Selain itu, lebih dari 80 persen responden mendukung adanya pelajaran tentang agama-agama di Indonesia. Dukungan ini mencerminkan keinginan generasi muda untuk memahami keragaman agama, yang dapat menjadi modal penting dalam membangun harmoni di tengah perbedaan. Bahkan, 97 persen responden menyetujui bahwa semua warga negara, tanpa memandang agama, harus memiliki hak yang sama di hadapan negara.
Dalam hal kesetaraan gender, hampir separuh responden menilai perempuan layak menjadi pemimpin negara (42 persen di kalangan Milenial dan 46 persen di kalangan Gen Z). Sementara itu, dukungan terhadap keragaman budaya dan suku mencapai 99 persen, mencerminkan penghargaan yang tinggi terhadap keberagaman yang menjadi ciri khas bangsa Indonesia.

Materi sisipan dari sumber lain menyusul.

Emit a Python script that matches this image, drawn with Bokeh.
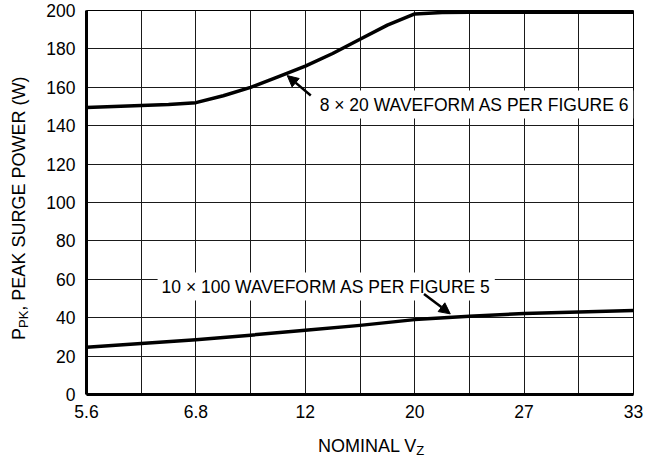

Namun, dibalik optimisme angka-angka di atas, riset INFID juga mengungkap kecenderungan eksklusivitas beragama yang masih mengkhawatirkan. Temuannya menyebut, sebanyak 40 persen responden mendukung peraturan berpakaian di sekolah yang sesuai dengan mayoritas agama di daerah tertentu. Ini menunjukkan bahwa penerimaan terhadap perbedaan masih menghadapi tantangan di beberapa aspek kehidupan sehari-hari.
Hal lain yang lebih mencemaskan, hanya 53 persen Gen Z mau menerima pemimpin dari kelompok minoritas. Bahkan, hanya 19 persen yang menilai kalau pemeluk agama minoritas layak menjadi presiden. Sisanya, Gen Z menilai kelompok adat dan minoritas tidak layak diangkat menjadi pemimpin. Data ini agaknya menunjukkan hambatan sosial yang perlu diatasi untuk mencapai cita-cita inklusivitas yang sungguh-sungguh.
Temuan ini menjadi pelajaran penting bagi kita semua, terutama pemangku kepentingan di sektor pendidikan, organisasi masyarakat sipil, dan pemerintah, untuk memperkuat dan menanamkan nilai-nilai toleransi sejak dini. Pendidikan yang berorientasi pada penghargaan terhadap perbedaan harus menjadi garda terdepan dalam membentuk generasi yang benar-benar memahami arti keberagaman.
Dengan begitu, nilai-nilai Bhineka Tunggal Ika tidak hanya mengemuka di langit-langit, tetapi juga membumi menjadi cara hidup yang nyata di masyarakat.
Baca juga : Rembuk Ide, Savic Ali: Gen Z Umumnya Moderat, Tapi Usil di Dunia Maya
Meski data ini berasal dari tahun 2021, relevansinya masih sangat terasa hingga saat ini. Kasus-kasus pelanggaran Kebebasan Beragama dan Berkeyakinan yang terus terjadi di berbagai daerah menunjukkan bahwa pekerjaan rumah untuk meneguhkan nilai toleransi belum selesai. Generasi muda, yang akan menjadi pemimpin masa depan, harus mendapatkan dukungan penuh untuk mengembangkan sikap yang lebih inklusif dan progresif.
Riset ini menjadi pengingat bahwa upaya membangun bangsa yang toleran adalah perjalanan panjang yang membutuhkan kolaborasi lintas sektor dan kesungguhan dari semua elemen masyarakat.
Gen Z dan Milenial memiliki potensi besar untuk menjadi agen perubahan dalam merawat kebhinekaan Indonesia. Meski masih ada tantangan berupa eksklusivitas beragama, dukungan terhadap keragaman, kesetaraan gender, dan hak beragama menunjukkan arah yang positif. Dengan pendekatan edukatif yang berkelanjutan, Indonesia dapat melahirkan generasi yang tidak hanya menghargai, tetapi juga merayakan keberagaman sebagai identitas bersama. Kira-kira begitu.